2.9. If $Y\subseteq \mathbb{A} ^{n}$ is an affine variety, we identify $\mathbb{A} ^{n}$ with an open set $U_{0} \subseteq \mathbb{P} ^{n}$ by homeomorphism $\varphi _{0}$. Then we can speak of $\bar{Y}$,the closure of $Y$ in $\mathbb{P} ^{n}$, which is called the projective closure of $Y$.
(i) Show that $ I(\bar{Y})$ is the ideal generated by $\beta (I(Y))$, using the notation of the proof of (2.2).
(ii) Let $Y\subseteq \mathbb{A} ^{3}$ be the twisted of exercise 1.2. Its projective closure $\bar{Y} \subseteq \mathbb{P} ^{3}$ is called the twisted cubic curve in $\mathbb{P} ^{3}$. Find generators for $ I(\bar{Y} )$.
It's not hard to see that $Y= V(Y-X^{2},Z-X^{3})$ and $I(Y)= (Y-X^{2},Z-X^{3})$.

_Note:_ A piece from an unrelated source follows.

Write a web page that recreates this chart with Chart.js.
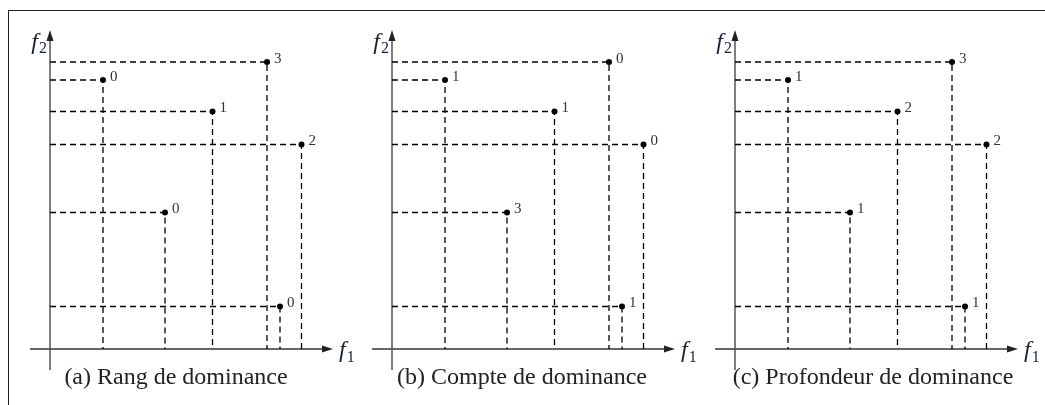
<!DOCTYPE html>
<html>
<head>
<meta charset="utf-8">
<script src="https://cdn.jsdelivr.net/npm/chart.js@4/dist/chart.umd.min.js"></script>
<style>
    body { margin: 0; background: #fff; }
    #page { position: relative; width: 1045px; height: 405px; overflow: hidden; }
    #frame {
        position: absolute; left: 8px; top: 10px; right: -2px; bottom: -2px;
        border-left: 1.5px solid #222; border-top: 1.5px solid #222;
    }
    .panel { position: absolute; top: 0; width: 360px; height: 405px; }
</style>
</head>
<body>
<div id="page">
    <div id="frame"></div>
    <div class="panel" style="left:0px"><canvas id="rankChart" width="360" height="405"></canvas></div>
    <div class="panel" style="left:342px"><canvas id="countChart" width="360" height="405"></canvas></div>
    <div class="panel" style="left:685px"><canvas id="depthChart" width="360" height="405"></canvas></div>
</div>
<script>
// Six solutions in the (f1, f2) objective space
const f1Values = [21.7, 5.3, 16.25, 25.15, 11.5, 23.0];
const f2Values = [28.7, 26.9, 23.75, 20.45, 13.65, 4.25];

// Dominance values shown beside each solution
const rankLabels = [3, 0, 1, 2, 0, 0];
const countLabels = [0, 1, 1, 0, 3, 1];
const depthLabels = [3, 1, 2, 2, 1, 1];

const captions = [
    '(a) Rang de dominance',
    '(b) Compte de dominance',
    '(c) Profondeur de dominance'
];

const SERIF = "'Liberation Serif', 'DejaVu Serif', serif";

// Axes with arrow heads, f1/f2 names, point values and the caption
const figurePlugin = {
    id: 'figure',
    beforeDatasetsDraw(chart, args, opts) {
        const ctx = chart.ctx;
        const area = chart.chartArea;
        const x0 = chart.scales.x.getPixelForValue(0);
        const y0 = chart.scales.y.getPixelForValue(0);

        ctx.save();
        ctx.strokeStyle = '#333';
        ctx.fillStyle = '#222';
        ctx.lineWidth = 1.5;

        // f1 axis
        ctx.beginPath();
        ctx.moveTo(area.left, y0);
        ctx.lineTo(area.right - 8, y0);
        ctx.stroke();
        ctx.beginPath();
        ctx.moveTo(area.right, y0);
        ctx.lineTo(area.right - 11, y0 - 3.5);
        ctx.lineTo(area.right - 11, y0 + 3.5);
        ctx.closePath();
        ctx.fill();

        // f2 axis
        ctx.strokeStyle = '#555';
        ctx.beginPath();
        ctx.moveTo(x0, area.bottom);
        ctx.lineTo(x0, area.top + 8);
        ctx.stroke();
        ctx.beginPath();
        ctx.moveTo(x0, area.top);
        ctx.lineTo(x0 - 3.5, area.top + 11);
        ctx.lineTo(x0 + 3.5, area.top + 11);
        ctx.closePath();
        ctx.fill();

        // axis names
        ctx.fillStyle = '#1c2233';
        ctx.textBaseline = 'alphabetic';
        ctx.textAlign = 'left';
        ctx.font = 'italic 24px ' + SERIF;
        const fw = ctx.measureText('f').width;
        ctx.fillText('f', area.right + 6, y0 + 8);
        ctx.font = '16px ' + SERIF;
        ctx.fillText('1', area.right + 6 + fw + 1, y0 + 13);

        ctx.font = '16px ' + SERIF;
        const sw = ctx.measureText('2').width;
        ctx.fillText('2', x0 - 3 - sw, area.top + 23);
        ctx.font = 'italic 24px ' + SERIF;
        ctx.fillText('f', x0 - 3 - sw - fw - 1, area.top + 19);

        // caption
        ctx.fillStyle = '#222';
        ctx.textAlign = 'center';
        ctx.textBaseline = 'middle';
        ctx.font = opts.captionFont + ' ' + SERIF;
        ctx.fillText(opts.caption, opts.captionX, 378);
        ctx.restore();
    },
    afterDatasetsDraw(chart, args, opts) {
        const ctx = chart.ctx;
        const meta = chart.getDatasetMeta(chart.data.datasets.length - 1);
        ctx.save();
        ctx.fillStyle = '#333';
        ctx.font = '15px ' + SERIF;
        ctx.textAlign = 'left';
        ctx.textBaseline = 'middle';
        meta.data.forEach((pt, i) => {
            ctx.fillText(String(opts.values[i]), pt.x + 7, pt.y - 3);
        });
        ctx.restore();
    }
};

function buildDatasets() {
    const datasets = f1Values.map((fx, i) => ({
        type: 'line',
        data: [
            { x: 0, y: f2Values[i] },
            { x: fx, y: f2Values[i] },
            { x: fx, y: 0 }
        ],
        borderColor: '#000',
        borderWidth: 1.3,
        borderDash: [6, 4],
        pointRadius: 0,
        fill: false,
        tension: 0
    }));
    datasets.push({
        type: 'scatter',
        data: f1Values.map((fx, i) => ({ x: fx, y: f2Values[i] })),
        backgroundColor: '#000',
        borderColor: '#000',
        pointRadius: 3,
        borderWidth: 0
    });
    return datasets;
}

function drawPanel(id, values, caption, captionX, captionFont) {
    const ctx = document.getElementById(id);
    if (!ctx) return;

    new Chart(ctx, {
        type: 'scatter',
        data: { datasets: buildDatasets() },
        options: {
            responsive: false,
            animation: false,
            layout: {
                padding: { left: 30, right: 27, top: 30, bottom: 35 }
            },
            scales: {
                x: { type: 'linear', display: false, min: -2.0, max: 28.3 },
                y: { type: 'linear', display: false, min: -2.1, max: 31.9 }
            },
            plugins: {
                legend: { display: false },
                tooltip: { enabled: false },
                figure: {
                    values: values,
                    caption: caption,
                    captionX: captionX,
                    captionFont: captionFont
                }
            }
        },
        plugins: [figurePlugin]
    });
}

drawPanel('rankChart', rankLabels, captions[0], 176, '24px');
drawPanel('countChart', countLabels, captions[1], 180, '24px');
drawPanel('depthChart', depthLabels, captions[2], 188, '24px');
</script>
</body>
</html>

Notation: Let $S:=k[W,X,Y,Z]$ and let $A:=k[X,Y,Z]$. Identify $\mathbb{A}^n$ with the open subset $U:=\mathbb{P}^n\setminus Z(W)$ via the obvious map $\varphi$. Define a map $\beta\colon A\to S$ by $$\beta(g)=W^{\deg{g}}g\left(\frac{X}{W},\frac{Y}{W},\frac{Z}{W}\right),$$ so $\beta (Y-X^{2})=WY-X^{2}$ and $\beta (Z-X^{3})=W^{2}Z-X^{3}$. Because of (i), $I(\bar{Y})$ is the ideal generated by $\beta(I(Y))$.
My question is how to find the generators for $I(\bar{Y})$? I guess $I(\bar{Y})=(WY-X^{2},W^{2}Z-X^{3},XY-WZ)$, but I don't know how to prove this. Can someone please help me? Thanks.